INFORMATION PROVIDED:
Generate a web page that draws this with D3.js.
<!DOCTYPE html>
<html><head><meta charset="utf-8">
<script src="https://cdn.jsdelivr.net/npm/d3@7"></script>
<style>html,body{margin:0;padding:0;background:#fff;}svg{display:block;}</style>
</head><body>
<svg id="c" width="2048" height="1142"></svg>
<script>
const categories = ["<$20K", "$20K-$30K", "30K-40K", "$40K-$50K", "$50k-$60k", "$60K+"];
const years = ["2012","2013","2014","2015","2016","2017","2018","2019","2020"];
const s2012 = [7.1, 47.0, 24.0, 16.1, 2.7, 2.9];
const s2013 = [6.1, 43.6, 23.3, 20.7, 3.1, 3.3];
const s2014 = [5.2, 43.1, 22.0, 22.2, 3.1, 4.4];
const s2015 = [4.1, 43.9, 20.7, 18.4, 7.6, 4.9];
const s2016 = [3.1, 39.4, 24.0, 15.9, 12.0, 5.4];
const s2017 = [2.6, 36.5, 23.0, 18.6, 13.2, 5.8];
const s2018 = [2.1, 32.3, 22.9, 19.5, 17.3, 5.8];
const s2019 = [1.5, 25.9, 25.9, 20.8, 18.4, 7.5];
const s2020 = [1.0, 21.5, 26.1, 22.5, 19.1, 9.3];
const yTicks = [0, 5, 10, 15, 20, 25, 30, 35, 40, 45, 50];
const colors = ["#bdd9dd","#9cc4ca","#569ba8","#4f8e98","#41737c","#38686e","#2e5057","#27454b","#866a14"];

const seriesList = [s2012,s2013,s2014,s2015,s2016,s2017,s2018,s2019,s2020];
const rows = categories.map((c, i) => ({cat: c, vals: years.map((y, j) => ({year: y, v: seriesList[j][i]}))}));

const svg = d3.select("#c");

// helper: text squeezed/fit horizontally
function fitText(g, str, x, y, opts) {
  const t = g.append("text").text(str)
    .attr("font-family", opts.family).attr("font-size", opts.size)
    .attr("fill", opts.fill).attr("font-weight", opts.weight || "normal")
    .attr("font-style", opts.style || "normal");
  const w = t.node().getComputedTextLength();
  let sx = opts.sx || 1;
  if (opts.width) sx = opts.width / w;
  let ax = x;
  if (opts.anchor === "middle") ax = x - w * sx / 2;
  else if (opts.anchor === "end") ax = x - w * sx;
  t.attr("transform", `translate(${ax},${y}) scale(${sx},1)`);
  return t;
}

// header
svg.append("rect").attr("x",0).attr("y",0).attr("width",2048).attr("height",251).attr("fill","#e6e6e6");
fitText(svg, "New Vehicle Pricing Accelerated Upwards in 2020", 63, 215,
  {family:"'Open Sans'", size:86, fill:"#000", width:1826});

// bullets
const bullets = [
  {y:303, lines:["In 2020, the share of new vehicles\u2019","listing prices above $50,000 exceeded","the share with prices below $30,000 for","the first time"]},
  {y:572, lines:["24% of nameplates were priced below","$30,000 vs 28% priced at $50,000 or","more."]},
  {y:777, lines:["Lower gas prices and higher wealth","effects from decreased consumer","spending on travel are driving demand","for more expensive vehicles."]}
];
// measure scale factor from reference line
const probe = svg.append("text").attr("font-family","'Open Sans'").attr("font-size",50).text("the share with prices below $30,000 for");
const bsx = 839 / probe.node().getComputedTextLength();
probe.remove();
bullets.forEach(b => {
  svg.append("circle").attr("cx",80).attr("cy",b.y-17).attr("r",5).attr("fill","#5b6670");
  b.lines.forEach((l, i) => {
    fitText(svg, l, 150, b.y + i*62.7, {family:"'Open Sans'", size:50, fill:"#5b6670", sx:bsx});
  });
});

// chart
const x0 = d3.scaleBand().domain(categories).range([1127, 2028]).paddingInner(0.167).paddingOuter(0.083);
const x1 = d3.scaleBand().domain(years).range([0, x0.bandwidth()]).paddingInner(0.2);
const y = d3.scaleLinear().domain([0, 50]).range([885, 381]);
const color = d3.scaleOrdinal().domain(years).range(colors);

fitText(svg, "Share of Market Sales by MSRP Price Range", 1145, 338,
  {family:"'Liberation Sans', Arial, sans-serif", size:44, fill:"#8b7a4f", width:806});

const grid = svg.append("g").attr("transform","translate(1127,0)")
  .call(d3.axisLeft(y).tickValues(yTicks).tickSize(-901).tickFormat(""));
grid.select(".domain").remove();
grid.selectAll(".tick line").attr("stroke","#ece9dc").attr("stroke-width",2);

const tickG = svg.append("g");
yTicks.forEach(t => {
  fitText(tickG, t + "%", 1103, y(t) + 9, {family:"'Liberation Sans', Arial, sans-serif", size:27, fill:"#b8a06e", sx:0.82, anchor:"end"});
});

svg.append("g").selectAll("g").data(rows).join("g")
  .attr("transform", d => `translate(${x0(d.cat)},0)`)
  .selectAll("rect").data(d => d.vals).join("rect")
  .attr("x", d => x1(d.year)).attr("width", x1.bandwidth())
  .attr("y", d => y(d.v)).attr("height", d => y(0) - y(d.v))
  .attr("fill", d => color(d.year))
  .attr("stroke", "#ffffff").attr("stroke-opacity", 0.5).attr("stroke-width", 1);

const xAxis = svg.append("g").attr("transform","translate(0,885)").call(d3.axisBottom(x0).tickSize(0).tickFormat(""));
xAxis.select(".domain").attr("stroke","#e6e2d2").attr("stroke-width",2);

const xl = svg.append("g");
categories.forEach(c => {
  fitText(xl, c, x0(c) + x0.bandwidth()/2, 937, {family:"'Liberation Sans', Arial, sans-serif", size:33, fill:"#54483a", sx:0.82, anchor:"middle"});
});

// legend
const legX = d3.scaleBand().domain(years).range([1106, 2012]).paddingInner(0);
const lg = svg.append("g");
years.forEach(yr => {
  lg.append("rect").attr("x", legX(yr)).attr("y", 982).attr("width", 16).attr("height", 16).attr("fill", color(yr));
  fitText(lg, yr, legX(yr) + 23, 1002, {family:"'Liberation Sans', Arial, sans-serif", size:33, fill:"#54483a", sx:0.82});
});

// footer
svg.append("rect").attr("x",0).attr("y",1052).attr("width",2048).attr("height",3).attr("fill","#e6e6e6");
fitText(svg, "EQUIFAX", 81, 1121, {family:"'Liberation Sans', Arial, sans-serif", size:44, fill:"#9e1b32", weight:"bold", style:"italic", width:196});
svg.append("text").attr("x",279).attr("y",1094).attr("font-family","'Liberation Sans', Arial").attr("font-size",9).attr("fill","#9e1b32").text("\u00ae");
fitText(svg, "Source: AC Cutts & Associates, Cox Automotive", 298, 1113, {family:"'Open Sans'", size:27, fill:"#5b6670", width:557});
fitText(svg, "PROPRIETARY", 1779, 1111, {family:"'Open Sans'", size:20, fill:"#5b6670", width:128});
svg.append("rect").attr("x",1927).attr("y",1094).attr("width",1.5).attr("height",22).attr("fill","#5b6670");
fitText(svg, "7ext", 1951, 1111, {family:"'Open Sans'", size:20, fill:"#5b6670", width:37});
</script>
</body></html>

WHAT TO DO: Extract all lines as given.

REPLY TO THE TASK:
Generate a web page that draws this with D3.js.
<!DOCTYPE html>
<html><head><meta charset="utf-8">
<script src="https://cdn.jsdelivr.net/npm/d3@7"></script>
<style>html,body{margin:0;padding:0;background:#fff;}svg{display:block;}</style>
</head><body>
<svg id="c" width="2048" height="1142"></svg>
<script>
const categories = ["<$20K", "$20K-$30K", "30K-40K", "$40K-$50K", "$50k-$60k", "$60K+"];
const years = ["2012","2013","2014","2015","2016","2017","2018","2019","2020"];
const s2012 = [7.1, 47.0, 24.0, 16.1, 2.7, 2.9];
const s2013 = [6.1, 43.6, 23.3, 20.7, 3.1, 3.3];
const s2014 = [5.2, 43.1, 22.0, 22.2, 3.1, 4.4];
const s2015 = [4.1, 43.9, 20.7, 18.4, 7.6, 4.9];
const s2016 = [3.1, 39.4, 24.0, 15.9, 12.0, 5.4];
const s2017 = [2.6, 36.5, 23.0, 18.6, 13.2, 5.8];
const s2018 = [2.1, 32.3, 22.9, 19.5, 17.3, 5.8];
const s2019 = [1.5, 25.9, 25.9, 20.8, 18.4, 7.5];
const s2020 = [1.0, 21.5, 26.1, 22.5, 19.1, 9.3];
const yTicks = [0, 5, 10, 15, 20, 25, 30, 35, 40, 45, 50];
const colors = ["#bdd9dd","#9cc4ca","#569ba8","#4f8e98","#41737c","#38686e","#2e5057","#27454b","#866a14"];

const seriesList = [s2012,s2013,s2014,s2015,s2016,s2017,s2018,s2019,s2020];
const rows = categories.map((c, i) => ({cat: c, vals: years.map((y, j) => ({year: y, v: seriesList[j][i]}))}));

const svg = d3.select("#c");

// helper: text squeezed/fit horizontally
function fitText(g, str, x, y, opts) {
  const t = g.append("text").text(str)
    .attr("font-family", opts.family).attr("font-size", opts.size)
    .attr("fill", opts.fill).attr("font-weight", opts.weight || "normal")
    .attr("font-style", opts.style || "normal");
  const w = t.node().getComputedTextLength();
  let sx = opts.sx || 1;
  if (opts.width) sx = opts.width / w;
  let ax = x;
  if (opts.anchor === "middle") ax = x - w * sx / 2;
  else if (opts.anchor === "end") ax = x - w * sx;
  t.attr("transform", `translate(${ax},${y}) scale(${sx},1)`);
  return t;
}

// header
svg.append("rect").attr("x",0).attr("y",0).attr("width",2048).attr("height",251).attr("fill","#e6e6e6");
fitText(svg, "New Vehicle Pricing Accelerated Upwards in 2020", 63, 215,
  {family:"'Open Sans'", size:86, fill:"#000", width:1826});

// bullets
const bullets = [
  {y:303, lines:["In 2020, the share of new vehicles\u2019","listing prices above $50,000 exceeded","the share with prices below $30,000 for","the first time"]},
  {y:572, lines:["24% of nameplates were priced below","$30,000 vs 28% priced at $50,000 or","more."]},
  {y:777, lines:["Lower gas prices and higher wealth","effects from decreased consumer","spending on travel are driving demand","for more expensive vehicles."]}
];
// measure scale factor from reference line
const probe = svg.append("text").attr("font-family","'Open Sans'").attr("font-size",50).text("the share with prices below $30,000 for");
const bsx = 839 / probe.node().getComputedTextLength();
probe.remove();
bullets.forEach(b => {
  svg.append("circle").attr("cx",80).attr("cy",b.y-17).attr("r",5).attr("fill","#5b6670");
  b.lines.forEach((l, i) => {
    fitText(svg, l, 150, b.y + i*62.7, {family:"'Open Sans'", size:50, fill:"#5b6670", sx:bsx});
  });
});

// chart
const x0 = d3.scaleBand().domain(categories).range([1127, 2028]).paddingInner(0.167).paddingOuter(0.083);
const x1 = d3.scaleBand().domain(years).range([0, x0.bandwidth()]).paddingInner(0.2);
const y = d3.scaleLinear().domain([0, 50]).range([885, 381]);
const color = d3.scaleOrdinal().domain(years).range(colors);

fitText(svg, "Share of Market Sales by MSRP Price Range", 1145, 338,
  {family:"'Liberation Sans', Arial, sans-serif", size:44, fill:"#8b7a4f", width:806});

const grid = svg.append("g").attr("transform","translate(1127,0)")
  .call(d3.axisLeft(y).tickValues(yTicks).tickSize(-901).tickFormat(""));
grid.select(".domain").remove();
grid.selectAll(".tick line").attr("stroke","#ece9dc").attr("stroke-width",2);

const tickG = svg.append("g");
yTicks.forEach(t => {
  fitText(tickG, t + "%", 1103, y(t) + 9, {family:"'Liberation Sans', Arial, sans-serif", size:27, fill:"#b8a06e", sx:0.82, anchor:"end"});
});

svg.append("g").selectAll("g").data(rows).join("g")
  .attr("transform", d => `translate(${x0(d.cat)},0)`)
  .selectAll("rect").data(d => d.vals).join("rect")
  .attr("x", d => x1(d.year)).attr("width", x1.bandwidth())
  .attr("y", d => y(d.v)).attr("height", d => y(0) - y(d.v))
  .attr("fill", d => color(d.year))
  .attr("stroke", "#ffffff").attr("stroke-opacity", 0.5).attr("stroke-width", 1);

const xAxis = svg.append("g").attr("transform","translate(0,885)").call(d3.axisBottom(x0).tickSize(0).tickFormat(""));
xAxis.select(".domain").attr("stroke","#e6e2d2").attr("stroke-width",2);

const xl = svg.append("g");
categories.forEach(c => {
  fitText(xl, c, x0(c) + x0.bandwidth()/2, 937, {family:"'Liberation Sans', Arial, sans-serif", size:33, fill:"#54483a", sx:0.82, anchor:"middle"});
});

// legend
const legX = d3.scaleBand().domain(years).range([1106, 2012]).paddingInner(0);
const lg = svg.append("g");
years.forEach(yr => {
  lg.append("rect").attr("x", legX(yr)).attr("y", 982).attr("width", 16).attr("height", 16).attr("fill", color(yr));
  fitText(lg, yr, legX(yr) + 23, 1002, {family:"'Liberation Sans', Arial, sans-serif", size:33, fill:"#54483a", sx:0.82});
});

// footer
svg.append("rect").attr("x",0).attr("y",1052).attr("width",2048).attr("height",3).attr("fill","#e6e6e6");
fitText(svg, "EQUIFAX", 81, 1121, {family:"'Liberation Sans', Arial, sans-serif", size:44, fill:"#9e1b32", weight:"bold", style:"italic", width:196});
svg.append("text").attr("x",279).attr("y",1094).attr("font-family","'Liberation Sans', Arial").attr("font-size",9).attr("fill","#9e1b32").text("\u00ae");
fitText(svg, "Source: AC Cutts & Associates, Cox Automotive", 298, 1113, {family:"'Open Sans'", size:27, fill:"#5b6670", width:557});
fitText(svg, "PROPRIETARY", 1779, 1111, {family:"'Open Sans'", size:20, fill:"#5b6670", width:128});
svg.append("rect").attr("x",1927).attr("y",1094).attr("width",1.5).attr("height",22).attr("fill","#5b6670");
fitText(svg, "7ext", 1951, 1111, {family:"'Open Sans'", size:20, fill:"#5b6670", width:37});
</script>
</body></html>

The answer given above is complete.